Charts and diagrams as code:
◇ ◇ ◇ ◇ ◇

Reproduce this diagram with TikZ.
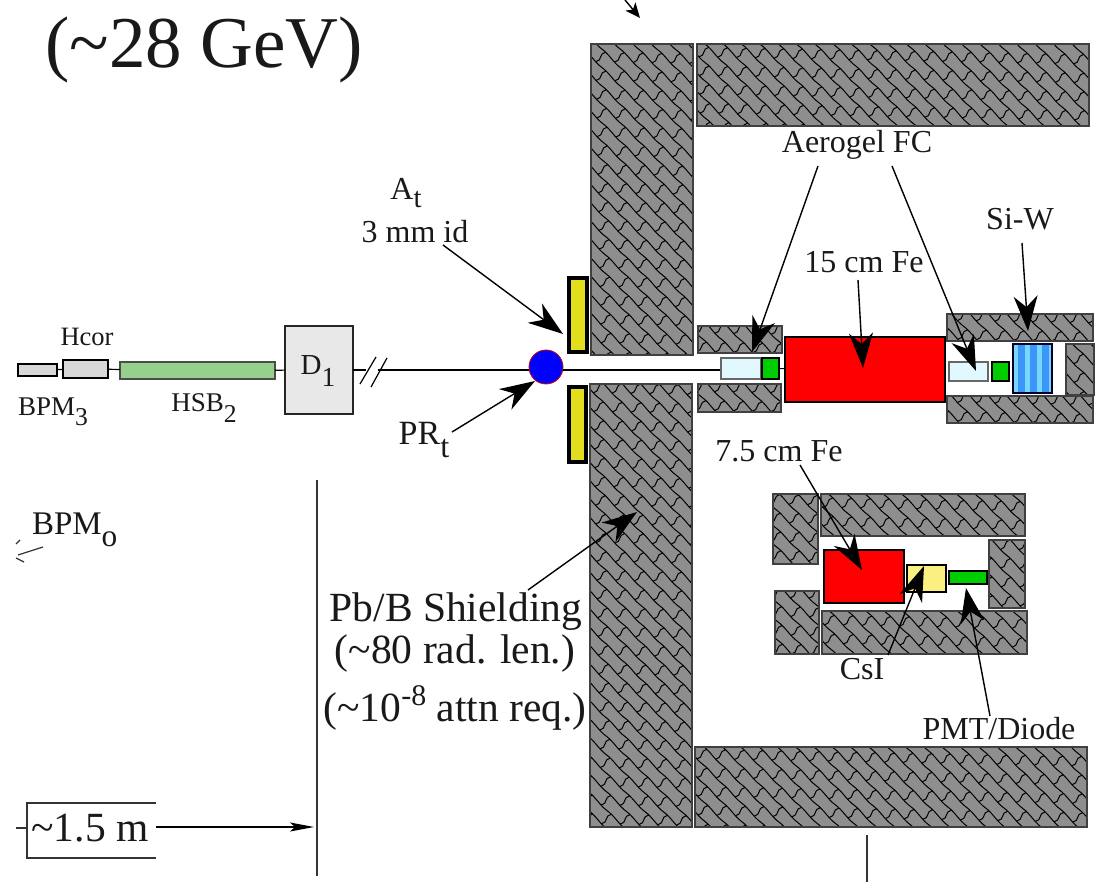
\documentclass[tikz,border=0pt]{standalone}
\usepackage{fontspec}
\setmainfont{Liberation Serif}
\usetikzlibrary{arrows.meta,fit}
\definecolor{hatchgray}{RGB}{142,142,142}
\definecolor{plate}{RGB}{226,222,30}
\definecolor{hsbgreen}{RGB}{150,208,140}
\definecolor{pale}{RGB}{225,248,255}
\definecolor{dgreen}{RGB}{0,205,0}
\definecolor{csi}{RGB}{250,240,130}
\definecolor{boxgray}{RGB}{216,216,216}
\definecolor{dipgray}{RGB}{232,232,232}
\definecolor{siblue}{RGB}{60,150,250}
\definecolor{sicyan}{RGB}{120,215,255}
\newcommand{\sbs}[1]{\raisebox{-.38em}{\scalebox{.95}{#1}}}
\newcommand{\sps}[1]{\raisebox{.4em}{\scalebox{.72}{#1}}}
\newcommand{\hatchbox}[4]{%
  \begin{scope}
    \fill[hatchgray] (#1,#2) rectangle (#3,#4);
    \clip (#1,#2) rectangle (#3,#4);
    \pgfmathsetmacro{\hcx}{(#1+#3)/2}
    \pgfmathsetmacro{\hcy}{(#2+#4)/2}
    \pgfmathsetmacro{\hR}{(abs(#3-#1)+abs(#4-#2))/2*0.75+30}
    \pgfmathtruncatemacro{\hnk}{\hR/13+1}
    \pgfmathtruncatemacro{\hni}{\hR/27+1}
    \begin{scope}[shift={(\hcx,\hcy)},rotate=-45]
      \foreach \k [evaluate=\k as \ko using {mod(\k+100,2)*13.5}] in {-\hnk,...,\hnk}{
        \draw[hatchline]
        \foreach \i in {-\hni,...,\hni}{
          (\i*27+\ko,\k*13) .. controls (\i*27+\ko+9,\k*13-1.5) and (\i*27+\ko+18,\k*13+1.5) .. (\i*27+\ko+27,\k*13)
          (\i*27+\ko+5,\k*13) .. controls (\i*27+\ko+1,\k*13+5) and (\i*27+\ko+9,\k*13+8) .. (\i*27+\ko+5,\k*13+13)
        };
      }
    \end{scope}
  \end{scope}
  \draw[hatchedge] (#1,#2) rectangle (#3,#4);
}
\tikzset{
  hatchline/.style={black,line width=1pt,line cap=round},
  hatchedge/.style={draw=black!75,line width=1.8pt},
  beam/.style={black,line width=1.2pt},
  pointer/.style={black,line width=1.4pt,-{Stealth[length=35pt,width=24pt,inset=11pt]}},
  thinrule/.style={black!80,line width=1.2pt},
  lab/.style={inner sep=0pt,outer sep=0pt,font=\fontsize{27}{29}\selectfont,align=center,text=black!90},
  midlab/.style={inner sep=0pt,outer sep=0pt,font=\fontsize{32}{34}\selectfont,align=center,text=black!90},
  biglab/.style={inner sep=0pt,outer sep=0pt,font=\fontsize{41.5}{44}\selectfont,align=center,text=black!90},
  block/.style={inner sep=0pt,outer sep=0pt,draw=black,line width=1.5pt},
  targetdot/.style={circle,fill=blue,draw=red!80!black,line width=0.8pt,minimum size=34pt,inner sep=0pt},
}
\newcommand{\blk}[6]{\node[block,fit={(#2,#3)(#4,#5)},#6] (#1) {};}
\begin{document}
\begin{tikzpicture}[x=1pt,y=-1pt]
\useasboundingbox (0,0) rectangle (1096,882);
\fill[white] (0,0) rectangle (1096,882);

% shielding
\hatchbox{591}{44}{693}{355}
\hatchbox{697}{44}{1089}{126}
\hatchbox{590}{384}{692}{827}
\hatchbox{695}{747}{1087}{827}
\hatchbox{698}{326}{782}{353}
\hatchbox{698}{384}{781}{412}
\hatchbox{947}{314}{1093}{341}
\hatchbox{947}{396}{1093}{423}
\hatchbox{1066}{344}{1094}{395}
\hatchbox{773}{494}{818}{564}
\hatchbox{821}{494}{1025}{536}
\hatchbox{989}{540}{1025}{608}
\hatchbox{775}{591}{819}{654}
\hatchbox{822}{611}{1027}{654}

% collimator plates
\blk{plateup}{569}{278}{587}{352}{fill=plate,line width=4pt}
\blk{platedn}{569}{387}{586}{462}{fill=plate,line width=4pt}

% beamline blocks
\blk{bpm}{18}{364}{57}{376}{fill=boxgray,line width=2.2pt}
\blk{hcor}{63}{360}{108}{378}{fill=boxgray,line width=2pt}
\blk{hsb}{120}{362}{275}{379}{fill=hsbgreen,draw=black!70,line width=1.4pt}
\blk{dip}{285}{326}{353}{414}{fill=dipgray,draw=black!85,line width=2pt}

% detectors upper
\blk{fcone}{721}{358}{761}{379}{fill=pale,draw=black!60,line width=1.2pt}
\blk{pmtone}{762}{358}{779}{379}{fill=dgreen,line width=1.6pt}
\blk{fecm}{785}{337}{945}{402}{fill=red,line width=1.2pt}
\blk{fctwo}{949}{362}{988}{381}{fill=pale,draw=black!60,line width=1.2pt}
\blk{pmttwo}{992}{362}{1009}{381}{fill=dgreen,line width=2pt}
\blk{siw}{1013}{344}{1052}{393}{fill=sicyan,draw=black!85!blue,line width=1.6pt}
\foreach \sx in {1018,1030,1042}{\fill[siblue] (\sx,345) rectangle (\sx+7,392);}
\draw[draw=black!85!blue,line width=1.6pt] (siw.north west) rectangle (siw.south east);

% detectors lower
\blk{fesmall}{824}{550}{904}{603}{fill=red,line width=1.2pt}
\blk{csibox}{907}{565}{946}{592}{fill=csi,line width=1.4pt}
\blk{pmtthree}{949}{571}{987}{584}{fill=dgreen,line width=1.6pt}

% beam connections
\draw[beam] (bpm) -- (hcor);
\draw[beam] (hcor) -- (hsb);
\draw[beam] (hsb) -- (dip);
\coordinate (beaml) at (353,370);
\coordinate (beamr) at (720,370);
\draw[beam] (beaml) -- (beamr);
\draw[beam] (pmtone) -- (fecm);
\node[targetdot] (target) at (546,367) {};
\coordinate (sa1) at (360,384);
\coordinate (sa2) at (376,357);
\coordinate (sb1) at (371,387);
\coordinate (sb2) at (387,358);
\fill[white] (366,368) rectangle (378,372);
\draw[beam] (sa1) -- (sa2);
\draw[beam] (sb1) -- (sb2);

% labels
\node[inner sep=0pt,font=\fontsize{73}{75}\selectfont,text=black!90,anchor=base] (title) at (204,68) {(\char"007E 28 GeV)};
\node[lab,font=\fontsize{26.5}{28}\selectfont] (hcorl) at (87,337) {Hcor};
\node[lab] (bpml) at (53,412) {BPM\sbs{3}};
\node[lab] (hsbl) at (204,408) {HSB\sbs{2}};
\node[lab,font=\fontsize{29}{30}\selectfont] (dipl) at (318,371) {D\sbs{1}};
\node[midlab] (atl) at (406,193) {A\raisebox{-.25em}{\scalebox{.9}{t}}};
\node[midlab] (idl) at (415,232) {3 mm id};
\node[midlab,font=\fontsize{34}{36}\selectfont] (prl) at (424,440) {PR\sbs{t}};
\node[midlab,font=\fontsize{33}{35}\selectfont,anchor=west] (bpmo) at (32,530) {BPM\sbs{o}};
\node[biglab] (shield) at (456,612) {Pb/B Shielding};
\node[biglab] (radlen) at (455,654) {(\char"007E 80 rad. len.)};
\node[biglab] (attn) at (455,708) {(\char"007E 10\sps{-8} attn req.)};
\node[midlab] (aero) at (857,145) {Aerogel FC};
\node[midlab] (siwl) at (1020,219) {Si-W};
\node[midlab] (fel) at (864,262) {15 cm Fe};
\node[midlab] (fesl) at (779,451) {7.5 cm Fe};
\node[midlab] (csil) at (862,669) {CsI};
\node[midlab] (pmtl) at (999,729) {PMT/Diode};
\node[biglab] (dist) at (90,828) {\char"007E 1.5 m};

% pointers
\coordinate (atail) at (443,245);
\coordinate (atip) at (563,334);
\coordinate (prtail) at (452,432);
\coordinate (prtip) at (535,381);
\coordinate (shtail) at (528,590);
\coordinate (shtip) at (637,512);
\coordinate (aeroatail) at (818,166);
\coordinate (aeroa) at (752,352);
\coordinate (aerobtail) at (892,166);
\coordinate (aerob) at (976,371);
\coordinate (siwtail) at (1022,243);
\coordinate (siwtip) at (1028,331);
\coordinate (fetail) at (858,280);
\coordinate (fetip) at (863,368);
\coordinate (festail) at (800,465);
\coordinate (festip) at (862,570);
\coordinate (csitail) at (888,655);
\coordinate (csitip) at (924,566);
\coordinate (pmttail) at (990,716);
\coordinate (pmttip) at (966,588);
\coordinate (toptail) at (625,0);
\coordinate (toptip) at (640,18);
\draw[pointer] (atail) -- (atip);
\draw[pointer] (prtail) -- (prtip);
\draw[pointer] (shtail) -- (shtip);
\draw[pointer] (aeroatail) -- (aeroa);
\draw[pointer] (aerobtail) -- (aerob);
\draw[pointer] (siwtail) -- (siwtip);
\draw[pointer] (fetail) -- (fetip);
\draw[pointer] (festail) -- (festip);
\draw[pointer] (csitail) -- (csitip);
\draw[pointer] (pmttail) -- (pmttip);
\draw[black,line width=1.4pt,-{Stealth[length=15pt,width=13pt,inset=4pt]}] (toptail) -- (toptip);

% distance marker
\coordinate (brTR) at (156,803);
\coordinate (brTL) at (27,803);
\coordinate (brBL) at (27,858);
\coordinate (brBR) at (156,858);
\coordinate (brTick) at (16,828);
\coordinate (brMid) at (27,828);
\coordinate (arrS) at (156,827);
\coordinate (arrE) at (314,827);
\draw[thinrule,line width=1.6pt] (brTR) -- (brTL) -- (brBL) -- (brBR);
\draw[thinrule,line width=1.6pt] (brTick) -- (brMid);
\draw[black,line width=1.2pt,-{Stealth[length=24pt,width=9pt,inset=5pt]}] (arrS) -- (arrE);
\coordinate (vrt) at (317,480);
\coordinate (vrb) at (317,876);
\draw[thinrule] (vrt) -- (vrb);
\coordinate (vbt) at (867,835);
\coordinate (vbb) at (867,882);
\draw[thinrule] (vbt) -- (vbb);
\coordinate (gl1) at (18,555);
\coordinate (gl2) at (43,547);
\coordinate (gl3) at (16,558);
\coordinate (gl4) at (24,562);
\coordinate (gl5) at (16,544);
\coordinate (gl6) at (20,540);
\draw[thinrule,line width=1.2pt] (gl1) -- (gl2) (gl3) -- (gl4) (gl5) -- (gl6);
\end{tikzpicture}
\end{document}
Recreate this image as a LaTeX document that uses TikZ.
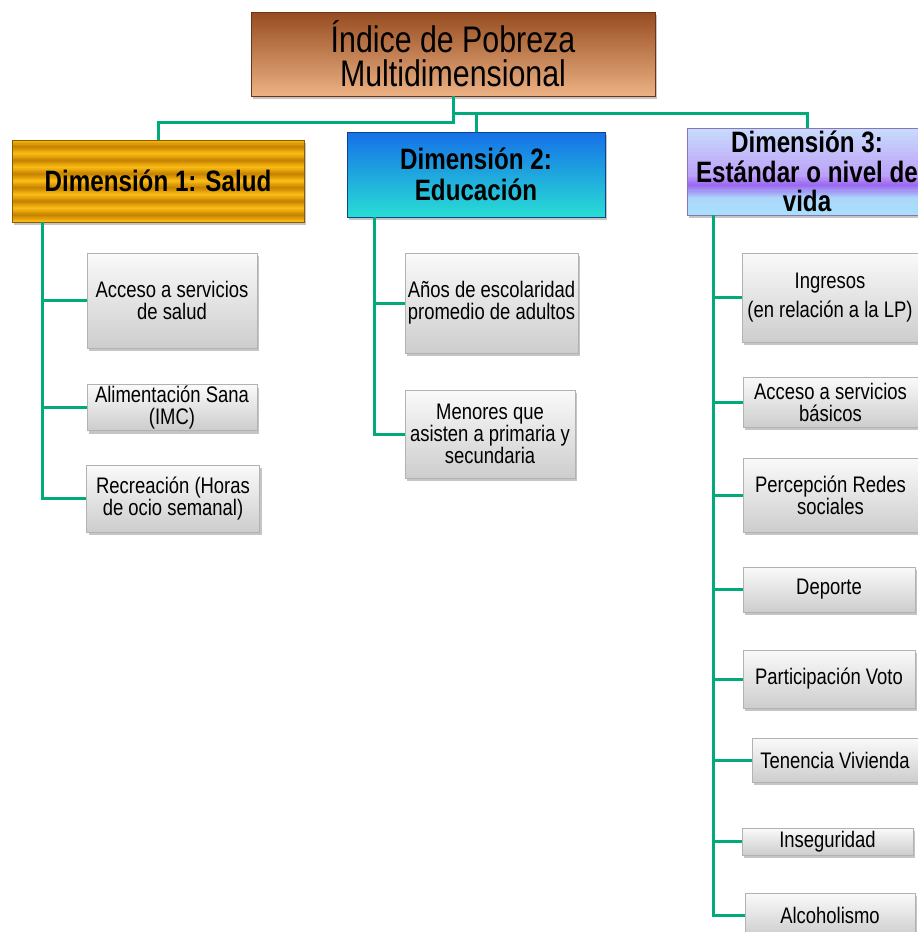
\documentclass[tikz,border=0pt]{standalone}
\usepackage{fontspec}
\setmainfont{Liberation Sans}
\newfontfamily\nar[FakeStretch=0.82]{Liberation Sans}
\usetikzlibrary{shadows}
\definecolor{lnkgreen}{RGB}{0,170,122}
\definecolor{leaftop}{RGB}{250,250,250}
\definecolor{leafbot}{RGB}{205,205,205}
\definecolor{brtop}{RGB}{150,76,32}
\definecolor{brbot}{RGB}{236,178,132}
\definecolor{gL}{RGB}{252,190,20}
\definecolor{gB}{RGB}{198,128,0}
\definecolor{bltop}{RGB}{22,112,232}
\definecolor{blbot}{RGB}{40,222,212}
\definecolor{pTop}{RGB}{200,222,252}
\definecolor{pMid}{RGB}{188,160,248}
\definecolor{pPu}{RGB}{155,100,240}
\definecolor{pLo}{RGB}{172,214,250}
\definecolor{pBot}{RGB}{168,224,250}
\begin{document}
\begin{tikzpicture}[x=1pt,y=-1pt,
  conn/.style={draw=lnkgreen, line width=3pt},
  box/.style={rectangle, inner sep=0pt, align=center, text=black,
    drop shadow={shadow xshift=2pt, shadow yshift=-3pt, opacity=0.45}},
  leaf/.style={box, top color=leaftop, bottom color=leafbot, draw=gray!60, line width=0.6pt,
    font=\nar\fontsize{22.5}{22}\selectfont},
  dimbox/.style={box, line width=0.6pt, font=\nar\bfseries\fontsize{29.5}{31}\selectfont},
  topbox/.style={box, top color=brtop, bottom color=brbot, draw=brtop!70!black, line width=0.6pt,
    font=\nar\fontsize{37}{34}\selectfont},
  % gradient bands drawn as thin strips: list of colA/colB/from/to (fractions from top)
  strips/.style={path picture={
      \coordinate (pA) at (path picture bounding box.north west);
      \coordinate (pZ) at (path picture bounding box.south east);
      \foreach \ca/\cb/\ya/\yb in {#1}{
        \foreach \k in {0,...,11}{
          \pgfmathsetmacro{\ta}{\ya+(\yb-\ya)*\k/12}
          \pgfmathsetmacro{\tb}{min(1,\ya+(\yb-\ya)*(\k+1)/12+0.004)}
          \pgfmathsetmacro{\pc}{100*(\k+0.5)/12}
          \path (pA) -- (pZ) coordinate[pos=\ta] (r1) coordinate[pos=\tb] (r2);
          \fill[\cb!\pc!\ca] (pA |- r1) rectangle (pZ |- r2);
        }
      }}},
]
\clip (0,0) rectangle (918,932);
\fill[white] (0,0) rectangle (918,932);

% top
\node[topbox, minimum width=404pt, minimum height=84pt] (top) at (453,54) {Índice de Pobreza\\Multidimensional};

% dimensions
\node[dimbox, fill=gL, draw=gB!70!black, minimum width=292pt, minimum height=82pt,
  strips={gL/gB/0/0.0833, gB/gL/0.0833/0.1667, gL/gB/0.1667/0.25, gB/gL/0.25/0.3333,
          gL/gB/0.3333/0.4167, gB/gL/0.4167/0.5, gL/gB/0.5/0.5833, gB/gL/0.5833/0.6667,
          gL/gB/0.6667/0.75, gB/gL/0.75/0.8333, gL/gB/0.8333/0.9167, gB/gL/0.9167/1}] (d1) at (158,181) {Dimensión 1: Salud};
\node[dimbox, top color=bltop, bottom color=blbot, draw=bltop!60!black, minimum width=258pt, minimum height=85pt] (d2) at (476,174.5) {Dimensión 2:\\Educación};
\node[dimbox, fill=pTop, draw=pPu!50!gray, minimum width=240pt, minimum height=87pt,
  font=\nar\bfseries\fontsize{29.5}{29.5}\selectfont,
  strips={pTop/pMid/0/0.55, pMid/pPu/0.55/0.66, pPu/pLo/0.66/0.8, pLo/pBot/0.8/1}] (d3) at (807,171.5) {Dimensión 3:\\Estándar o nivel de\\vida};

% top connectors
\draw[conn] (top.south) -- ++(0,26) -| (d1.north);
\draw[conn] (top.south) ++(0,17) -| (d3.north);
\draw[conn] (top.south) ++(0,17) -| (d2.north);

% leaves dimension 1
\node[leaf, minimum width=170pt, minimum height=95pt] (l11) at (172,300.5) {Acceso a servicios\\de salud};
\node[leaf, minimum width=170pt, minimum height=46pt] (l12) at (172,407.5) {Alimentación Sana\\(IMC)};
\node[leaf, minimum width=173pt, minimum height=67pt] (l13) at (173,498.5) {Recreación (Horas\\de ocio semanal)};

% leaves dimension 2
\node[leaf, minimum width=173pt, minimum height=100pt] (l21) at (491.5,303) {Años de escolaridad\\promedio de adultos};
\node[leaf, minimum width=170pt, minimum height=88pt] (l22) at (490,434) {Menores que\\asisten a primaria y\\secundaria};

% leaves dimension 3
\node[leaf, minimum width=176pt, minimum height=89pt] (l31) at (830,297.5) {Ingresos\\[7pt](en relación a la LP)};
\node[leaf, minimum width=175pt, minimum height=50pt] (l32) at (830.5,402) {Acceso a servicios\\básicos};
\node[leaf, minimum width=175pt, minimum height=74pt] (l33) at (830.5,495) {Percepción Redes\\sociales};
\node[leaf, minimum width=172pt, minimum height=45pt] (l34) at (829,589.5) {Deporte};
\node[leaf, minimum width=172pt, minimum height=58pt] (l35) at (829,679) {Participación Voto};
\node[leaf, minimum width=166pt, minimum height=44pt] (l36) at (835,760) {Tenencia Vivienda};
\node[leaf, minimum width=171pt, minimum height=27pt] (l37) at (827.5,841.5) {Inseguridad};
\node[leaf, minimum width=170pt, minimum height=44pt] (l38) at (830,915) {Alcoholismo};

% branch connectors
\coordinate (v1) at (42,222);
\coordinate (v2) at (374,217);
\coordinate (v3) at (713,215);
\foreach \n in {l11,l12,l13} \draw[conn] (v1) |- (\n.west);
\foreach \n in {l21,l22} \draw[conn] (v2) |- (\n.west);
\foreach \n in {l31,l32,l33,l34,l35,l36,l37,l38} \draw[conn] (v3) |- (\n.west);
\end{tikzpicture}
\end{document}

◇ ◇ ◇ ◇ ◇

Search the listing above for the string "this". Copy every line that contains it.

Reproduce this diagram with TikZ.
Recreate this image as a LaTeX document that uses TikZ.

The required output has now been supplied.